Property Graph Model
The paper “Constructions from Dots and Lines” by Marko A. Rodriguez and Peter Neubauer illustrate the idea very well. Basically, a graph contains nodes and arcs.
A node has a "type" which defines a set of properties (name/value pairs) that the node can be associated with.
An
arc defines a directed relationship between nodes, and hence contains
the fromNode, toNode as well as a set of properties defined by the
"type" of the arc.
General Parallel Graph Processing
Most of the graph processing algorithm can be expressed in terms of a combination of "traversal" and "transformation".
Parallel Graph Traversal
In
the case of "traversal", it can be expressed as a path which contains a
sequence of segments.
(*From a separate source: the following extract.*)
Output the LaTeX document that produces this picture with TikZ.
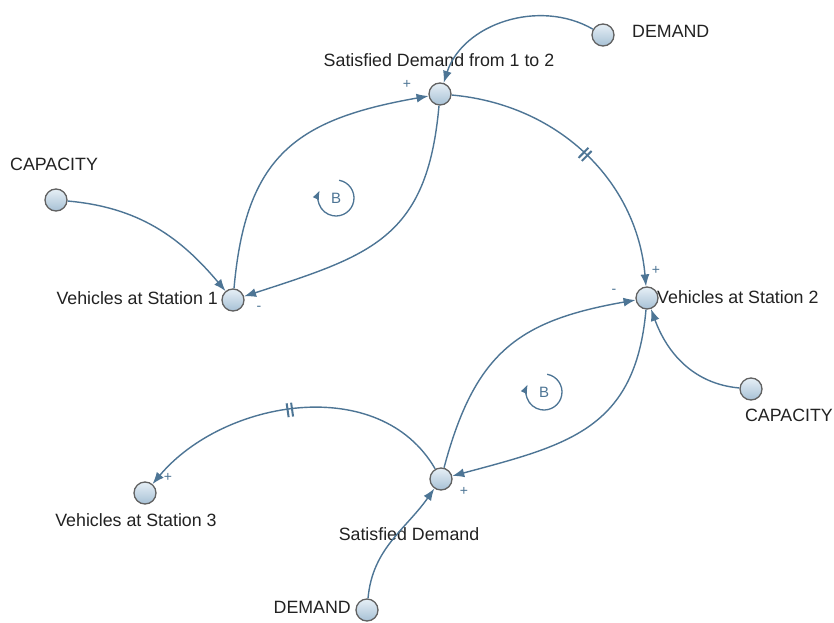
\documentclass[tikz,border=0pt]{standalone}
\usepackage{fontspec}
\setmainfont{Liberation Sans}
\usetikzlibrary{arrows.meta}
\definecolor{linkc}{HTML}{4D7595}
\definecolor{nodetop}{HTML}{E6EFF6}
\definecolor{nodebot}{HTML}{A7C1D5}
\definecolor{txt}{HTML}{222222}
\begin{document}
\begin{tikzpicture}[x=1pt,y=1pt,
  var/.style={circle, draw=black!62, line width=1.3pt, top color=nodetop, bottom color=nodebot, minimum size=22pt, inner sep=0pt},
  lab/.style={font=\fontsize{17.8}{21}\selectfont, text=txt, inner sep=0pt},
  pol/.style={font=\fontsize{14}{15}\selectfont, text=linkc, inner sep=0pt},
  lnk/.style={draw=linkc, line width=1.4pt, -{Latex[length=12pt,width=9pt]}},
  delaymark/.style={sloped, inner sep=0pt, text=linkc},
  loopsym/.style={font=\fontsize{15}{17}\selectfont, text=linkc, inner sep=0pt},
  looparc/.style={draw=linkc, line width=1.3pt, -{Latex[length=9pt,width=7pt]}}
]
\useasboundingbox (0,0) rectangle (834,622);
\fill[white] (0,0) rectangle (834,622);

% variables
\node[var] (dem1) at (603,587) {};
\node[var] (sd12) at (440,528) {};
\node[var] (cap1) at (56,422) {};
\node[var] (vs1) at (233,322) {};
\node[var] (vs2) at (647,324) {};
\node[var] (cap2) at (751,233) {};
\node[var] (sd) at (441,143) {};
\node[var] (vs3) at (145,129) {};
\node[var] (dem2) at (367,12) {};

% labels
\node[lab, anchor=west] (ldem1) at (632,591) {DEMAND};
\node[lab] (lsd12) at (439,562) {Satisfied Demand from 1 to 2};
\node[lab, anchor=west] (lcap1) at (10,458) {CAPACITY};
\node[lab, anchor=east] (lvs1) at (218,324) {Vehicles at Station 1};
\node[lab, anchor=west] (lvs2) at (657,325) {Vehicles at Station 2};
\node[lab, anchor=east] (lcap2) at (833,207) {CAPACITY};
\node[lab] (lsd) at (409,88) {Satisfied Demand};
\node[lab] (lvs3) at (136,102) {Vehicles at Station 3};
\node[lab, anchor=east] (ldem2) at (351,15) {DEMAND};

% links
\draw[lnk] (dem1) to[out=150, in=72] (sd12);
\draw[lnk] (vs1) to[out=85, in=190, looseness=1.25] (sd12);
\draw[lnk] (sd12) to[out=265, in=18, looseness=1.25] (vs1);
\draw[lnk] (cap1) to[out=-5, in=130] (vs1);
\draw[lnk] (sd12) to[out=-5, in=95] node[delaymark, pos=0.5] (d1) {\rule[-7pt]{2pt}{14pt}\hspace{2.5pt}\rule[-7pt]{2pt}{14pt}} (vs2);
\draw[lnk] (sd) to[out=75, in=190, looseness=1.2] (vs2);
\draw[lnk] (vs2) to[out=265, in=15, looseness=1.2] (sd);
\draw[lnk] (cap2) to[out=175, in=290] (vs2);
\draw[lnk] (sd) to[out=120, in=50] node[delaymark, pos=0.53] (d2) {\rule[-7pt]{2pt}{14pt}\hspace{2.5pt}\rule[-7pt]{2pt}{14pt}} (vs3);
\draw[lnk] (dem2) to[out=85, in=235] (sd);

% polarities
\node[pol] (p1) at (407,538) {+};
\node[pol] (p2) at (259,314) {-};
\node[pol] (p3) at (656,352) {+};
\node[pol] (p4) at (614,331) {-};
\node[pol] (p5) at (464,131) {+};
\node[pol] (p6) at (168,145) {+};

% loop symbols
\node[loopsym] (b1) at (336,424) {B};
\draw[looparc] (b1.center) ++(80:18) arc[start angle=80, end angle=-205, radius=18];
\node[loopsym] (b2) at (544,230) {B};
\draw[looparc] (b2.center) ++(80:18) arc[start angle=80, end angle=-205, radius=18];
\end{tikzpicture}
\end{document}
Each segment contains a traversal from a node to
an arc, followed by a traversal from an arc to a node. In Marko and Peter's model,
a Node (Vertex) contains a collection of "inE" and another collection
of "outE". On the other hand, an Arc (Edge) contains one "inV", one
"outV". So to expressed a "Friend-of-a-friend" relationship over a
social network, we can use the following
./outE[@type='friend']/inV/outE[@type='friend']/inV
Loops can also be expressed in the path, to expressed all persons that is reachable from this person, we can use the following
.(/outE[@type='friend']/inV)*[@cycle='infinite']
On the implementation side, a traversal can be processed in the following way
- Start with a set of "context nodes", which can be defined by a list of node ids, or a search criteria (in this case, the search result determines the starting context nodes)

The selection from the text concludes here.